Problem to work on: Begin with the first line of the material and write out each line exactly, ending with the line that contains "const channelEnd = 120;". Pictures are not part of the copy.

====== Stored data ======

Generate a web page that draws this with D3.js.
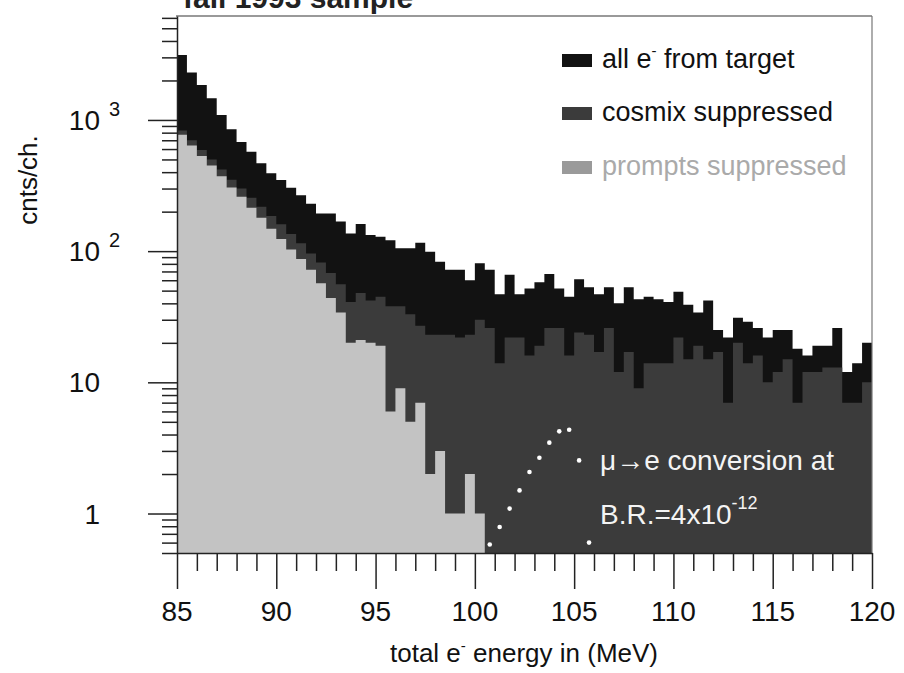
<!DOCTYPE html>
<html>
<head>
<meta charset="utf-8">
<script src="https://cdn.jsdelivr.net/npm/d3@7"></script>
<style>
  body { margin: 0; background: #fff; }
  svg { display: block; font-family: "Liberation Sans", Arial, Helvetica, sans-serif; }
</style>
</head>
<body>
<div id="chart"></div>
<script>
// low edge of every 0.5 MeV channel
const channelEnergy = [
  85, 85.5, 86, 86.5, 87, 87.5, 88, 88.5, 89, 89.5,
  90, 90.5, 91, 91.5, 92, 92.5, 93, 93.5, 94, 94.5,
  95, 95.5, 96, 96.5, 97, 97.5, 98, 98.5, 99, 99.5,
  100, 100.5, 101, 101.5, 102, 102.5, 103, 103.5, 104, 104.5,
  105, 105.5, 106, 106.5, 107, 107.5, 108, 108.5, 109, 109.5,
  110, 110.5, 111, 111.5, 112, 112.5, 113, 113.5, 114, 114.5,
  115, 115.5, 116, 116.5, 117, 117.5, 118, 118.5, 119, 119.5
];
const channelEnd = 120;

// counts per channel
const allFromTarget = [
  3130, 2300, 1850, 1465, 1090, 850, 680, 573, 467, 392,
  348, 304, 267, 230, 194, 194, 168, 136, 161, 133,
  129, 121, 105, 105, 116, 99, 83, 72, 72, 60,
  81, 72, 47, 66, 47, 52, 58, 67, 52, 45,
  61, 53, 47, 53, 40, 53, 43, 45, 43, 41,
  49, 39, 34, 42, 25, 22, 31, 29, 26, 22,
  25, 25, 18, 16, 19, 19, 26, 12, 14, 20
];
const cosmixSuppressed = [
  830, 700, 590, 500, 420, 350, 300, 255, 218, 185,
  160, 135, 115, 96, 82, 68, 56, 41, 48, 42,
  45, 38, 38, 33, 27, 23, 23, 23, 22, 23,
  30, 26, 14, 22, 22, 16, 19, 26, 26, 16,
  24, 23, 17, 26, 12, 17, 9, 14, 14, 14,
  22, 15, 19, 15, 17, 7, 20, 14, 16, 10,
  12, 15, 7, 12, 12, 13, 13, 7, 7, 10
];
const promptsSuppressed = [
  770, 640, 530, 450, 372, 305, 260, 214, 180, 148,
  124, 103, 87, 72, 57, 44, 34, 20, 21, 20,
  19, 6, 9, 5, 7, 2, 3, 1, 1, 2,
  1, 0, 0, 0, 0, 0, 0, 0, 0, 0,
  0, 0, 0, 0, 0, 0, 0, 0, 0, 0,
  0, 0, 0, 0, 0, 0, 0, 0, 0, 0,
  0, 0, 0, 0, 0, 0, 0, 0, 0, 0
];

// expected mu -> e conversion signal (white dots)
const conversionEnergy = [100.75, 101.25, 101.75, 102.25, 102.75, 103.25, 103.75, 104.25, 104.75, 105.25, 105.75];
const conversionCounts = [0.58, 0.79, 1.09, 1.5, 2.07, 2.66, 3.47, 4.23, 4.35, 2.54, 0.6];

const xTickLabels = [85, 90, 95, 100, 105, 110, 115, 120];
const yTickValues = [1, 10, 100, 1000];
const yTickLabels = [["1", ""], ["10", ""], ["10", "2"], ["10", "3"]];
const legendNames = ["all e", "cosmix suppressed", "prompts suppressed"];

const W = 904, H = 673;
const fillBlack = "#121212", fillDark = "#3b3b3b", fillLight = "#c3c3c3";

const svg = d3.select("#chart").append("svg")
  .attr("width", W).attr("height", H);

const x = d3.scaleLinear().domain([85, 120]).range([177, 872]);
const y = d3.scaleLog().domain([0.5, 6200]).range([553, 16]);
const yBottom = y.range()[0];

// step histogram through d3.area
function histArea(counts) {
  const pts = channelEnergy.map((e, i) => [e, counts[i]]);
  pts.push([channelEnd, counts[counts.length - 1]]);
  return d3.area()
    .curve(d3.curveStepAfter)
    .x(d => x(d[0]))
    .y0(yBottom)
    .y1(d => d[1] > 0 ? y(d[1]) : yBottom)(pts);
}

svg.append("path").attr("d", histArea(allFromTarget)).attr("fill", fillBlack);
svg.append("path").attr("d", histArea(cosmixSuppressed)).attr("fill", fillDark);
svg.append("path").attr("d", histArea(promptsSuppressed)).attr("fill", fillLight);

// conversion dots
svg.selectAll(".conv")
  .data(conversionEnergy)
  .enter()
  .append("circle")
    .attr("cx", d => x(d))
    .attr("cy", (d, i) => y(conversionCounts[i]))
    .attr("r", 2.3)
    .attr("fill", "#fff");

// frame: top and right
svg.append("line").attr("x1", 176).attr("x2", 872).attr("y1", 16).attr("y2", 16)
  .attr("stroke", "#777").attr("stroke-width", 1.5);
svg.append("line").attr("x1", 872).attr("x2", 872).attr("y1", 16).attr("y2", 553)
  .attr("stroke", "#777").attr("stroke-width", 1.2);

// x axis, ticks every 1 MeV, long ones every 5
const xAxis = svg.append("g")
  .attr("transform", `translate(0, ${yBottom})`)
  .call(d3.axisBottom(x).tickValues(d3.range(85, 121, 1)).tickSize(18).tickSizeOuter(0).tickFormat(""));
xAxis.selectAll(".tick line")
  .attr("y2", d => d % 5 === 0 ? 36 : 18);
xAxis.selectAll("line, path").attr("stroke", "#222").attr("stroke-width", 1.5);

svg.selectAll(".xlab")
  .data(xTickLabels)
  .enter()
  .append("text")
    .attr("x", d => x(d))
    .attr("y", 621)
    .attr("text-anchor", "middle")
    .attr("font-size", 28)
    .attr("fill", "#111")
    .text(d => d);

// y axis, log ticks
const yAxis = svg.append("g")
  .attr("transform", `translate(${x(85)}, 0)`)
  .call(d3.axisLeft(y).tickValues(y.ticks()).tickSize(15).tickSizeOuter(0).tickFormat(""));
yAxis.selectAll(".tick line")
  .attr("x2", d => yTickValues.includes(d) ? -29 : -15);
yAxis.selectAll("line, path").attr("stroke", "#222").attr("stroke-width", 1.5);

const yLab = svg.selectAll(".ylab")
  .data(yTickValues)
  .enter()
  .append("g");
yLab.append("text")
  .attr("x", 100)
  .attr("y", d => y(d) + 10)
  .attr("text-anchor", "end")
  .attr("font-size", 28)
  .attr("fill", "#111")
  .text((d, i) => yTickLabels[i][0]);
yLab.append("text")
  .attr("x", 109)
  .attr("y", d => y(d) - 4)
  .attr("font-size", 20)
  .attr("fill", "#111")
  .text((d, i) => yTickLabels[i][1]);

// axis titles
const xTitle = svg.append("text")
  .attr("x", 524).attr("y", 662)
  .attr("text-anchor", "middle")
  .attr("font-size", 26)
  .attr("fill", "#111")
  .text("total e");
xTitle.append("tspan").attr("font-size", 15).attr("dy", -11).text("-");
xTitle.append("tspan").attr("dy", 11).text(" energy in (MeV)");

svg.append("text")
  .attr("transform", "translate(37, 180) rotate(-90)")
  .attr("text-anchor", "middle")
  .attr("font-size", 26)
  .attr("fill", "#111")
  .text("cnts/ch.");

// title, mostly cut off by the top of the page as in the scan
svg.append("text")
  .attr("x", 183).attr("y", 8)
  .attr("font-size", 30)
  .attr("font-weight", "bold")
  .attr("fill", "#222")
  .text("fall 1993 sample");

// legend
const legendFills = [fillBlack, fillDark, "#9a9a9a"];
const legendText = ["#111", "#111", "#aaa"];
const legendY = [68, 121, 175];
legendNames.forEach((name, i) => {
  svg.append("rect")
    .attr("x", 562).attr("y", legendY[i] - 14)
    .attr("width", 30).attr("height", 13)
    .attr("fill", legendFills[i]);
  const t = svg.append("text")
    .attr("x", 602).attr("y", legendY[i])
    .attr("font-size", 27)
    .attr("fill", legendText[i])
    .text(name);
  if (i === 0) {
    t.append("tspan").attr("font-size", 15).attr("dy", -12).text("-");
    t.append("tspan").attr("dy", 12).text(" from target");
  }
});

// annotation in white
svg.append("text")
  .attr("x", 600).attr("y", 470)
  .attr("font-size", 28)
  .attr("fill", "#f4f4f4")
  .text("\u03bc\u2192e conversion at");
const br = svg.append("text")
  .attr("x", 600).attr("y", 524)
  .attr("font-size", 28)
  .attr("fill", "#f4f4f4")
  .text("B.R.=4x10");
br.append("tspan").attr("font-size", 18).attr("dy", -15).text("-12");
</script>
</body>
</html>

======

Exercise response:
Generate a web page that draws this with D3.js.
<!DOCTYPE html>
<html>
<head>
<meta charset="utf-8">
<script src="https://cdn.jsdelivr.net/npm/d3@7"></script>
<style>
  body { margin: 0; background: #fff; }
  svg { display: block; font-family: "Liberation Sans", Arial, Helvetica, sans-serif; }
</style>
</head>
<body>
<div id="chart"></div>
<script>
// low edge of every 0.5 MeV channel
const channelEnergy = [
  85, 85.5, 86, 86.5, 87, 87.5, 88, 88.5, 89, 89.5,
  90, 90.5, 91, 91.5, 92, 92.5, 93, 93.5, 94, 94.5,
  95, 95.5, 96, 96.5, 97, 97.5, 98, 98.5, 99, 99.5,
  100, 100.5, 101, 101.5, 102, 102.5, 103, 103.5, 104, 104.5,
  105, 105.5, 106, 106.5, 107, 107.5, 108, 108.5, 109, 109.5,
  110, 110.5, 111, 111.5, 112, 112.5, 113, 113.5, 114, 114.5,
  115, 115.5, 116, 116.5, 117, 117.5, 118, 118.5, 119, 119.5
];
const channelEnd = 120;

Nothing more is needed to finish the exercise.